§ DATA LINES:
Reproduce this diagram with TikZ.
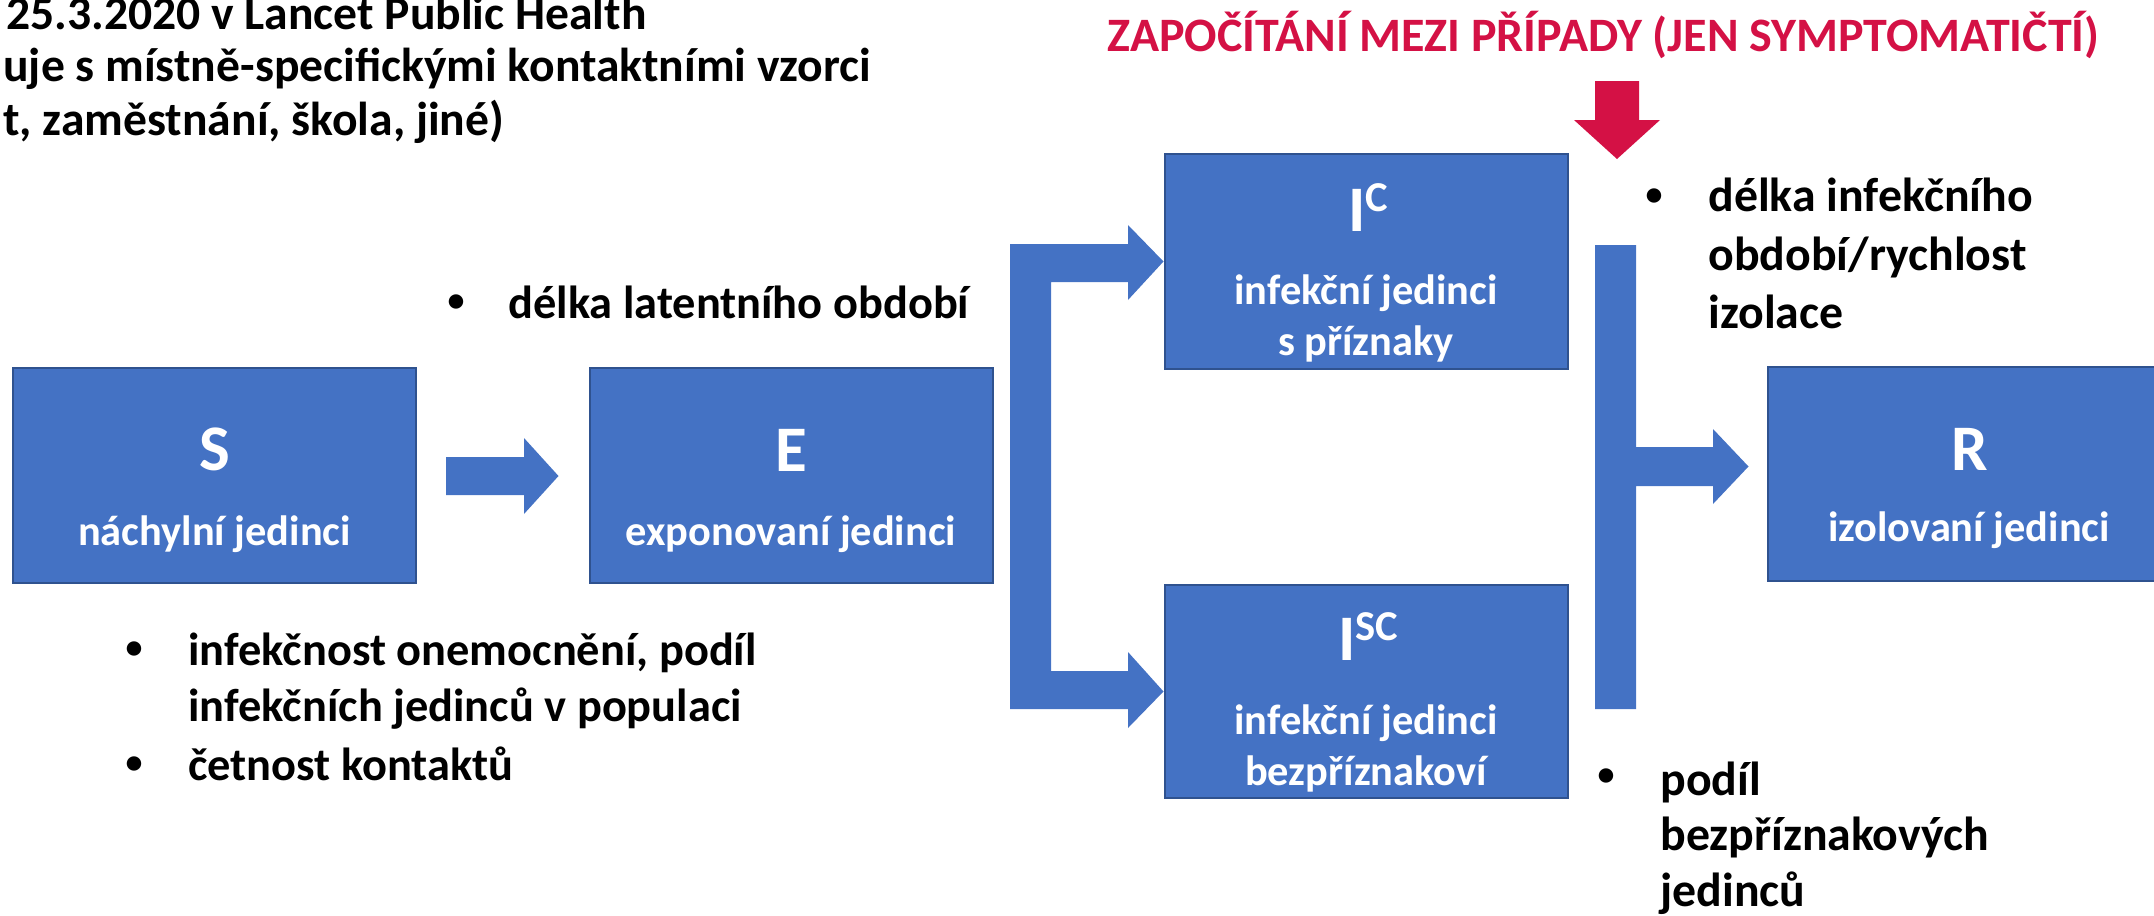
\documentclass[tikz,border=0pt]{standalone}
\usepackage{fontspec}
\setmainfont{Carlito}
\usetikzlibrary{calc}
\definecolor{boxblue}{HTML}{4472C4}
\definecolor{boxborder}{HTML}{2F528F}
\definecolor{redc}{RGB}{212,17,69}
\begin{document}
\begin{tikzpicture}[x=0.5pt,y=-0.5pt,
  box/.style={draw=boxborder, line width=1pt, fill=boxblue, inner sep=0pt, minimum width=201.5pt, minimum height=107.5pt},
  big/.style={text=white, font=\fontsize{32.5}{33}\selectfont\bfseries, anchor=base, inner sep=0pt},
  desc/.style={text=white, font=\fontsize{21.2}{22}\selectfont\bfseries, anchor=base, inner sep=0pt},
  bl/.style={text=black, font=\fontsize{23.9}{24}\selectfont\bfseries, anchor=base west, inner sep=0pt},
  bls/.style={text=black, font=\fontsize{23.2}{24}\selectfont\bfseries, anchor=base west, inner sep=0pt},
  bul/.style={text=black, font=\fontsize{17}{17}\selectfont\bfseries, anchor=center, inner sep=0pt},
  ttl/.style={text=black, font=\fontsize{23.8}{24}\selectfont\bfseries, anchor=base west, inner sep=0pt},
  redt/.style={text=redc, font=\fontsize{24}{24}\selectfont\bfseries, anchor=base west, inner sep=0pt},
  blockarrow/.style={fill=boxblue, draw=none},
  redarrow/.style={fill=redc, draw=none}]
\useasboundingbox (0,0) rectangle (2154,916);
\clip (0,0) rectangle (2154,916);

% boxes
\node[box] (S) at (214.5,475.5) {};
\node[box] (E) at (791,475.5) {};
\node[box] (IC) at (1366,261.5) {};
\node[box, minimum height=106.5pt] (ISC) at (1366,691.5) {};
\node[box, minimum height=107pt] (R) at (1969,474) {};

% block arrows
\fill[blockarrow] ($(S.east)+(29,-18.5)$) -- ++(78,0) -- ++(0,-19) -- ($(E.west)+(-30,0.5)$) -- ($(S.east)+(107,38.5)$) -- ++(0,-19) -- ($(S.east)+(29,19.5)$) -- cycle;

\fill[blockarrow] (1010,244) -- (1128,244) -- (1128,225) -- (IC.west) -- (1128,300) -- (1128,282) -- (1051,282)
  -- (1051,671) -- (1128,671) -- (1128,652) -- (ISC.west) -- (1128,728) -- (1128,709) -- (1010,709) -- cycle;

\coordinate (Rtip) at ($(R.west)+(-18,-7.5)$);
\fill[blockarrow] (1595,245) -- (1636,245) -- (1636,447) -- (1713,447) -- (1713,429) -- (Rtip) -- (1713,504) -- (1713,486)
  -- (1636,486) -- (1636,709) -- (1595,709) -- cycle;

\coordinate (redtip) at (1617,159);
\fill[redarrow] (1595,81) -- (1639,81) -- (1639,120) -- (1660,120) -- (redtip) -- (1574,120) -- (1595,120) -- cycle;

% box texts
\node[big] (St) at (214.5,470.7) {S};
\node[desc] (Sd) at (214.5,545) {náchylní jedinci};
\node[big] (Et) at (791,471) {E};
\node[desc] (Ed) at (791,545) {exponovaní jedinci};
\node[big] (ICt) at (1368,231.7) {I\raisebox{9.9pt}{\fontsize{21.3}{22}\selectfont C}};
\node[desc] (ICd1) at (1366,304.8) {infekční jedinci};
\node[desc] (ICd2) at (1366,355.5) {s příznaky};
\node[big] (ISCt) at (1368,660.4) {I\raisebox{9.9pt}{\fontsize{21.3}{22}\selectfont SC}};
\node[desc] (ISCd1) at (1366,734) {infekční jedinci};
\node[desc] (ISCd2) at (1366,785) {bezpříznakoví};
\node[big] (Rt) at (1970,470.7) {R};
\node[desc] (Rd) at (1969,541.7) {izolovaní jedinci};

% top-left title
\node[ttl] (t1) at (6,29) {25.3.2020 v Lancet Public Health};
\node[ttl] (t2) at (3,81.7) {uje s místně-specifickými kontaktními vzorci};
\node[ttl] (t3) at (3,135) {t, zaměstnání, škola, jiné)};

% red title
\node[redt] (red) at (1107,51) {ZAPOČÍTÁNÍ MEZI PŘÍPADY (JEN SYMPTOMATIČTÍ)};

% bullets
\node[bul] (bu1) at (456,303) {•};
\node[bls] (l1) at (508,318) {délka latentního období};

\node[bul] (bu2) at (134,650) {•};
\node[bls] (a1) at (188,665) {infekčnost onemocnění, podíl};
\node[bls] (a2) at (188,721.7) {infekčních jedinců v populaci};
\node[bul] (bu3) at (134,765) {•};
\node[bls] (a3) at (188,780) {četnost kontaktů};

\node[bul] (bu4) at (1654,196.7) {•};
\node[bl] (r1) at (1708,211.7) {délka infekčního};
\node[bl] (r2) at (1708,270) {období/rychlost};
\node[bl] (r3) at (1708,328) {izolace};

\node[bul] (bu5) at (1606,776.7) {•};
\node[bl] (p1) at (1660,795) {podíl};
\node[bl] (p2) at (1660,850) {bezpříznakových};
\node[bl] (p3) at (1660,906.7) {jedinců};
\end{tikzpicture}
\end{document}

§ WHAT TO WORK ON:
Extract the full listing above verbatim; pictures are to be left out of the copy.

§ FINAL RESULT:
Reproduce this diagram with TikZ.
\documentclass[tikz,border=0pt]{standalone}
\usepackage{fontspec}
\setmainfont{Carlito}
\usetikzlibrary{calc}
\definecolor{boxblue}{HTML}{4472C4}
\definecolor{boxborder}{HTML}{2F528F}
\definecolor{redc}{RGB}{212,17,69}
\begin{document}
\begin{tikzpicture}[x=0.5pt,y=-0.5pt,
  box/.style={draw=boxborder, line width=1pt, fill=boxblue, inner sep=0pt, minimum width=201.5pt, minimum height=107.5pt},
  big/.style={text=white, font=\fontsize{32.5}{33}\selectfont\bfseries, anchor=base, inner sep=0pt},
  desc/.style={text=white, font=\fontsize{21.2}{22}\selectfont\bfseries, anchor=base, inner sep=0pt},
  bl/.style={text=black, font=\fontsize{23.9}{24}\selectfont\bfseries, anchor=base west, inner sep=0pt},
  bls/.style={text=black, font=\fontsize{23.2}{24}\selectfont\bfseries, anchor=base west, inner sep=0pt},
  bul/.style={text=black, font=\fontsize{17}{17}\selectfont\bfseries, anchor=center, inner sep=0pt},
  ttl/.style={text=black, font=\fontsize{23.8}{24}\selectfont\bfseries, anchor=base west, inner sep=0pt},
  redt/.style={text=redc, font=\fontsize{24}{24}\selectfont\bfseries, anchor=base west, inner sep=0pt},
  blockarrow/.style={fill=boxblue, draw=none},
  redarrow/.style={fill=redc, draw=none}]
\useasboundingbox (0,0) rectangle (2154,916);
\clip (0,0) rectangle (2154,916);

% boxes
\node[box] (S) at (214.5,475.5) {};
\node[box] (E) at (791,475.5) {};
\node[box] (IC) at (1366,261.5) {};
\node[box, minimum height=106.5pt] (ISC) at (1366,691.5) {};
\node[box, minimum height=107pt] (R) at (1969,474) {};

% block arrows
\fill[blockarrow] ($(S.east)+(29,-18.5)$) -- ++(78,0) -- ++(0,-19) -- ($(E.west)+(-30,0.5)$) -- ($(S.east)+(107,38.5)$) -- ++(0,-19) -- ($(S.east)+(29,19.5)$) -- cycle;

\fill[blockarrow] (1010,244) -- (1128,244) -- (1128,225) -- (IC.west) -- (1128,300) -- (1128,282) -- (1051,282)
  -- (1051,671) -- (1128,671) -- (1128,652) -- (ISC.west) -- (1128,728) -- (1128,709) -- (1010,709) -- cycle;

\coordinate (Rtip) at ($(R.west)+(-18,-7.5)$);
\fill[blockarrow] (1595,245) -- (1636,245) -- (1636,447) -- (1713,447) -- (1713,429) -- (Rtip) -- (1713,504) -- (1713,486)
  -- (1636,486) -- (1636,709) -- (1595,709) -- cycle;

\coordinate (redtip) at (1617,159);
\fill[redarrow] (1595,81) -- (1639,81) -- (1639,120) -- (1660,120) -- (redtip) -- (1574,120) -- (1595,120) -- cycle;

% box texts
\node[big] (St) at (214.5,470.7) {S};
\node[desc] (Sd) at (214.5,545) {náchylní jedinci};
\node[big] (Et) at (791,471) {E};
\node[desc] (Ed) at (791,545) {exponovaní jedinci};
\node[big] (ICt) at (1368,231.7) {I\raisebox{9.9pt}{\fontsize{21.3}{22}\selectfont C}};
\node[desc] (ICd1) at (1366,304.8) {infekční jedinci};
\node[desc] (ICd2) at (1366,355.5) {s příznaky};
\node[big] (ISCt) at (1368,660.4) {I\raisebox{9.9pt}{\fontsize{21.3}{22}\selectfont SC}};
\node[desc] (ISCd1) at (1366,734) {infekční jedinci};
\node[desc] (ISCd2) at (1366,785) {bezpříznakoví};
\node[big] (Rt) at (1970,470.7) {R};
\node[desc] (Rd) at (1969,541.7) {izolovaní jedinci};

% top-left title
\node[ttl] (t1) at (6,29) {25.3.2020 v Lancet Public Health};
\node[ttl] (t2) at (3,81.7) {uje s místně-specifickými kontaktními vzorci};
\node[ttl] (t3) at (3,135) {t, zaměstnání, škola, jiné)};

% red title
\node[redt] (red) at (1107,51) {ZAPOČÍTÁNÍ MEZI PŘÍPADY (JEN SYMPTOMATIČTÍ)};

% bullets
\node[bul] (bu1) at (456,303) {•};
\node[bls] (l1) at (508,318) {délka latentního období};

\node[bul] (bu2) at (134,650) {•};
\node[bls] (a1) at (188,665) {infekčnost onemocnění, podíl};
\node[bls] (a2) at (188,721.7) {infekčních jedinců v populaci};
\node[bul] (bu3) at (134,765) {•};
\node[bls] (a3) at (188,780) {četnost kontaktů};

\node[bul] (bu4) at (1654,196.7) {•};
\node[bl] (r1) at (1708,211.7) {délka infekčního};
\node[bl] (r2) at (1708,270) {období/rychlost};
\node[bl] (r3) at (1708,328) {izolace};

\node[bul] (bu5) at (1606,776.7) {•};
\node[bl] (p1) at (1660,795) {podíl};
\node[bl] (p2) at (1660,850) {bezpříznakových};
\node[bl] (p3) at (1660,906.7) {jedinců};
\end{tikzpicture}
\end{document}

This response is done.